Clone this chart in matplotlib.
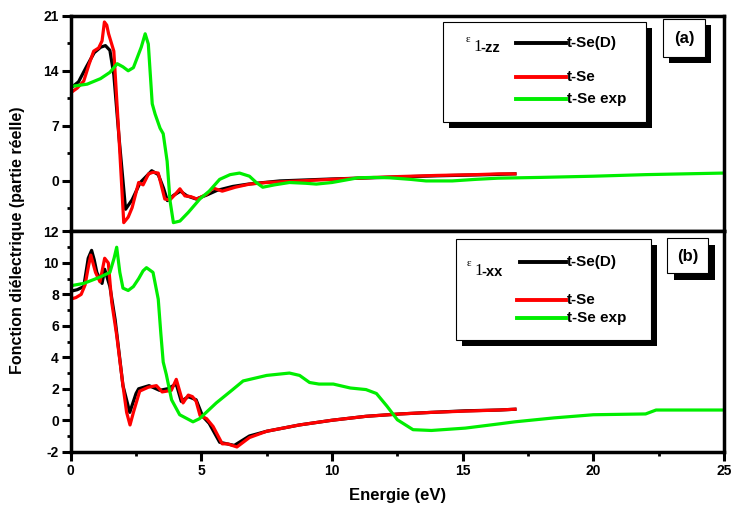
import matplotlib.pyplot as plt
from matplotlib.patches import Rectangle
from matplotlib.lines import Line2D
from matplotlib.ticker import MultipleLocator

plt.rcParams["font.family"] = ["Liberation Sans", "DejaVu Sans"]
plt.rcParams["font.weight"] = "bold"
plt.rcParams["axes.unicode_minus"] = False

# panel (a) : eps1 zz
zz_x_d = [0, 0.3, 0.6, 0.9, 1.15, 1.33, 1.5, 1.65, 1.85, 2.1, 2.35, 2.66, 2.9, 3.1, 3.35,
          3.55, 3.7, 3.95, 4.2, 4.45, 4.8, 5.2, 5.6, 6.2, 6.8, 8, 10, 12, 14, 16, 17]
zz_y_d = [11.8, 12.6, 14.5, 16.3, 17.0, 17.2, 16.6, 13.5, 5.5, -3.6, -2.4, -0.2, 0.6, 1.3, 0.8,
          -0.9, -2.5, -1.8, -1.3, -1.9, -2.3, -1.8, -1.2, -0.7, -0.4, 0.0, 0.25, 0.45, 0.65, 0.8, 0.9]

zz_x = [0, 0.25, 0.5, 0.7, 0.88, 1.07, 1.2, 1.29, 1.38, 1.45, 1.65, 1.84, 2.03, 2.2, 2.35,
        2.6, 2.77, 2.98, 3.15, 3.35, 3.6, 3.8, 4.0, 4.18, 4.37, 4.6, 4.83, 5.2, 5.45, 5.8,
        6.3, 6.85, 7.5, 8.75, 10, 11.3, 12.5, 14, 15.5, 16.4, 17]
zz_y = [11.2, 11.8, 12.7, 14.8, 16.5, 16.9, 17.8, 20.2, 19.8, 18.7, 16.5, 6.0, -5.3, -4.6, -3.4,
        -0.2, -0.5, 0.9, 1.1, 1.0, -2.3, -2.4, -1.7, -1.0, -1.9, -2.0, -2.3, -1.7, -0.9, -1.3,
        -0.8, -0.4, -0.2, 0.0, 0.2, 0.4, 0.55, 0.7, 0.8, 0.9, 0.9]

zz_x_exp = [0, 0.63, 1.14, 1.5, 1.78, 2.0, 2.2, 2.4, 2.55, 2.7, 2.85, 2.97, 3.12, 3.23, 3.42,
            3.54, 3.69, 3.8, 3.93, 4.18, 4.5, 4.94, 5.3, 5.7, 6.1, 6.46, 6.84, 7.1, 7.35, 7.8,
            8.37, 9.0, 9.4, 10, 10.5, 11, 11.6, 12.2, 13.0, 13.6, 14.6, 15.5, 16.35, 18, 20,
            22, 23.5, 25]
zz_y_exp = [12.0, 12.3, 13.0, 13.8, 14.9, 14.5, 14.0, 14.4, 15.7, 17.0, 18.7, 17.4, 9.8, 8.5, 6.7,
            6.0, 2.5, -2.5, -5.3, -5.1, -4.0, -2.3, -1.3, 0.2, 0.8, 1.0, 0.6, -0.2, -0.8, -0.5,
            -0.2, -0.3, -0.4, -0.2, 0.1, 0.4, 0.45, 0.4, 0.2, 0.0, 0.0, 0.2, 0.35, 0.45, 0.6,
            0.8, 0.9, 1.0]

# panel (b) : eps1 xx
xx_x_d = [0, 0.25, 0.5, 0.67, 0.8, 0.9, 1.0, 1.2, 1.3, 1.5, 1.7, 2.0, 2.26, 2.5, 2.6, 3.0, 3.4,
          3.7, 4.04, 4.23, 4.5, 4.8, 5.05, 5.3, 5.7, 6.26, 6.84, 7.5, 8.75, 10, 11.3, 12.6,
          13.8, 15.1, 16.4, 17]
xx_y_d = [8.2, 8.3, 8.5, 10.3, 10.8, 10.2, 9.4, 8.7, 9.6, 8.5, 6.4, 2.2, 0.5, 1.7, 2.0, 2.2, 1.9,
          2.0, 2.3, 1.2, 1.5, 1.3, 0.25, -0.2, -1.4, -1.6, -1.0, -0.7, -0.3, 0.0, 0.25, 0.4,
          0.5, 0.6, 0.65, 0.7]

xx_x = [0, 0.2, 0.4, 0.55, 0.68, 0.77, 0.95, 1.12, 1.3, 1.44, 1.57, 1.76, 2.0, 2.14, 2.27, 2.4,
        2.64, 2.97, 3.28, 3.5, 3.85, 4.04, 4.3, 4.5, 4.66, 4.8, 4.95, 5.2, 5.45, 5.8, 6.0,
        6.36, 6.84, 7.5, 8.75, 10, 11.3, 12.6, 13.8, 15.1, 16.4, 17]
xx_y = [7.7, 7.8, 8.0, 8.6, 9.8, 10.5, 9.4, 8.8, 10.3, 10.0, 7.5, 5.4, 2.2, 0.5, -0.3, 0.5,
        1.85, 2.1, 2.2, 1.8, 1.9, 2.6, 1.1, 1.6, 1.5, 1.2, 0.3, 0.1, -0.4, -1.5, -1.5,
        -1.7, -1.1, -0.7, -0.3, 0.0, 0.25, 0.4, 0.5, 0.58, 0.65, 0.7]

xx_x_exp = [0, 0.5, 1.12, 1.5, 1.66, 1.76, 1.88, 2.0, 2.2, 2.4, 2.6, 2.77, 2.9, 3.15, 3.35, 3.45,
            3.54, 3.66, 3.86, 4.17, 4.68, 4.93, 5.57, 6.2, 6.6, 7.5, 8.37, 8.76, 9.14, 9.5,
            10.05, 10.7, 11.3, 11.7, 12.1, 12.5, 13.1, 13.8, 15.1, 16.4, 17, 18.5, 20, 22,
            22.4, 23.5, 25]
xx_y_exp = [8.55, 8.7, 9.1, 9.4, 10.3, 11.0, 9.4, 8.4, 8.25, 8.5, 9.0, 9.5, 9.7, 9.4, 7.7, 5.5,
            3.7, 2.9, 1.3, 0.35, -0.1, 0.1, 1.1, 1.95, 2.5, 2.85, 3.0, 2.85, 2.4, 2.3,
            2.3, 2.05, 1.95, 1.7, 0.9, 0.03, -0.6, -0.65, -0.5, -0.23, -0.1, 0.15, 0.35, 0.4,
            0.65, 0.65, 0.65]

labels = ["t-Se(D)", "t-Se", "t-Se exp"]
colors = ["black", "red", "#00ee00"]

W, H = 733, 511
fig = plt.figure(figsize=(W / 100, H / 100), dpi=100)


def fx(px):
    return px / W


def fy(py):
    return 1 - py / H


ax_a = fig.add_axes([fx(70.7), fy(230.5), fx(724) - fx(70.7), fy(15.7) - fy(230.5)])
ax_b = fig.add_axes([fx(70.7), fy(451.7), fx(724) - fx(70.7), fy(231.5) - fy(451.7)])

series_a = [(zz_x_d, zz_y_d), (zz_x, zz_y), (zz_x_exp, zz_y_exp)]
series_b = [(xx_x_d, xx_y_d), (xx_x, xx_y), (xx_x_exp, xx_y_exp)]

for ax, series in [(ax_a, series_a), (ax_b, series_b)]:
    for (x, y), c in zip(series, colors):
        ax.plot(x, y, color=c, linewidth=2.3)
    ax.set_xlim(0, 25)
    for sp in ax.spines.values():
        sp.set_linewidth(2.5)
    ax.tick_params(which="major", direction="out", length=6.5, width=2.2, labelsize=10, pad=2)
    ax.tick_params(which="minor", direction="out", length=3, width=2)
    ax.xaxis.set_major_locator(MultipleLocator(5))
    ax.xaxis.set_minor_locator(MultipleLocator(2.5))

ax_a.set_ylim(-6.3, 21)
ax_a.set_yticks([0, 7, 14, 21])
ax_a.yaxis.set_minor_locator(MultipleLocator(3.5))
ax_a.tick_params(axis="x", labelbottom=False, length=0, which="both")

ax_b.set_ylim(-2, 12)
ax_b.set_yticks(range(-2, 13, 2))
ax_b.yaxis.set_minor_locator(MultipleLocator(1))
for ax in (ax_a, ax_b):
    for lab in ax.get_xticklabels() + ax.get_yticklabels():
        lab.set_fontweight("bold")

fig.text(fx(398), fy(495), "Energie (eV)", ha="center", va="center", fontsize=12, fontweight="bold")
fig.text(fx(18), fy(240), "Fonction diélectrique (partie réelle)", ha="center", va="center",
         rotation=90, fontsize=11.5, fontweight="bold")


def box(x0, y0, x1, y1, shift):
    # shadow first, then white framed box
    fig.add_artist(Rectangle((fx(x0 + shift), fy(y1 + shift)), fx(x1) - fx(x0), fy(y0) - fy(y1),
                             transform=fig.transFigure, facecolor="black", edgecolor="none"))
    fig.add_artist(Rectangle((fx(x0), fy(y1)), fx(x1) - fx(x0), fy(y0) - fy(y1),
                             transform=fig.transFigure, facecolor="white", edgecolor="black",
                             linewidth=0.8))


def legend_block(x0, y0, x1, y1, rows, eps_xy, comp):
    box(x0, y0, x1, y1, 6)
    for (ly, lx0), c, lab in zip(rows, colors, labels):
        fig.add_artist(Line2D([fx(lx0), fx(566)], [fy(ly), fy(ly)], transform=fig.transFigure,
                              color=c, linewidth=2.8))
        fig.text(fx(567), fy(ly), lab, ha="left", va="center", fontsize=11, fontweight="bold")
    ex, ey = eps_xy
    fig.text(fx(ex), fy(ey), "ε", ha="left", va="center", fontsize=8, fontweight="normal",
             family="Liberation Serif")
    fig.text(fx(ex + 7), fy(ey + 7), "1", ha="left", va="center", fontsize=12,
             fontweight="normal", family="Liberation Serif")
    fig.text(fx(ex + 14), fy(ey + 8), "-" + comp, ha="left", va="center", fontsize=10.5,
             fontweight="bold")


legend_block(443, 22, 646, 122, [(43, 516), (77, 516), (99, 516)], (466, 40), "zz")
legend_block(456, 239, 651, 340, [(262, 520), (300, 517), (318, 517)], (467, 264), "xx")

box(663, 19, 705, 57, 6)
fig.text(fx(684), fy(38), "(a)", ha="center", va="center", fontsize=12, fontweight="bold")
box(667, 238, 708, 273, 7)
fig.text(fx(687.5), fy(256), "(b)", ha="center", va="center", fontsize=12, fontweight="bold")

fig.savefig("out.png", dpi=100)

============================================================

▶ [YOUR INSTRUCTIONS]: Take the material above from its first line through the line holding "0.65, 0.8, 0.9]" and set it down exactly, without the pictures.

▶ [OUTPUT FOR THIS EXERCISE]:
Clone this chart in matplotlib.
import matplotlib.pyplot as plt
from matplotlib.patches import Rectangle
from matplotlib.lines import Line2D
from matplotlib.ticker import MultipleLocator

plt.rcParams["font.family"] = ["Liberation Sans", "DejaVu Sans"]
plt.rcParams["font.weight"] = "bold"
plt.rcParams["axes.unicode_minus"] = False

# panel (a) : eps1 zz
zz_x_d = [0, 0.3, 0.6, 0.9, 1.15, 1.33, 1.5, 1.65, 1.85, 2.1, 2.35, 2.66, 2.9, 3.1, 3.35,
          3.55, 3.7, 3.95, 4.2, 4.45, 4.8, 5.2, 5.6, 6.2, 6.8, 8, 10, 12, 14, 16, 17]
zz_y_d = [11.8, 12.6, 14.5, 16.3, 17.0, 17.2, 16.6, 13.5, 5.5, -3.6, -2.4, -0.2, 0.6, 1.3, 0.8,
          -0.9, -2.5, -1.8, -1.3, -1.9, -2.3, -1.8, -1.2, -0.7, -0.4, 0.0, 0.25, 0.45, 0.65, 0.8, 0.9]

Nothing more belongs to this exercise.